Corrections are the hallmark of an exceptional journalist. Corrective action in a newsroom shows readers that they can trust that organization. Anyone who dunks on that needs a hug and a nap.
— Jordan Liles (@jordanliles) September 3, 2021
Sure, Funke wrote a piece of agitprop that insulted the families of fallen soldiers, but you people responding to him on Twitter are out of line — he is the real victim here. And as you see in the above tweet, coming to his aid is Jordan Liles, an editor at Snopes. This, however, didn’t exactly help things.
It almost feels ridiculous to explain this to someone like Jordan, but when we expect the job of all journalists is delivering the facts, the hallmark of an exceptional journalist is getting those facts correct. This speaks so much to what is wrong with modern journalism. They resent when they are called out for their blatant errors and bias, all while demanding they be praised in the face of those same errors.
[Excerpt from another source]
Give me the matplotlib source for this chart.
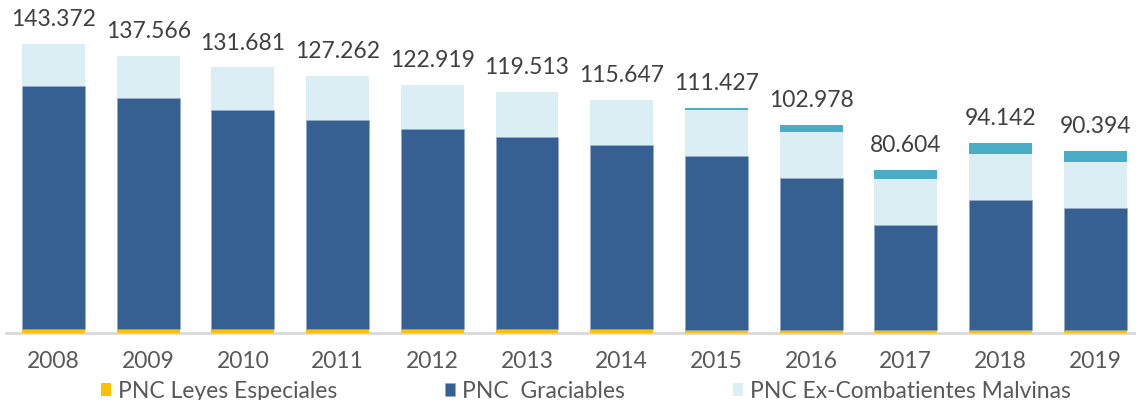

If getting the facts correct was the true goal of these people, they would be happy to get corrected, and gleefully put out the accurate information. Instead, they act offended when called out, and become defensive when you demand corrective action.
This is a reaction that arrives when they operate not on getting the record corrected, but on an agenda. It’s exposed when they react this way — once the truth is presented to them and they are asked to do actually their job. It tell you everything you need to know, when even the fact-checkers become offended when presented with the facts.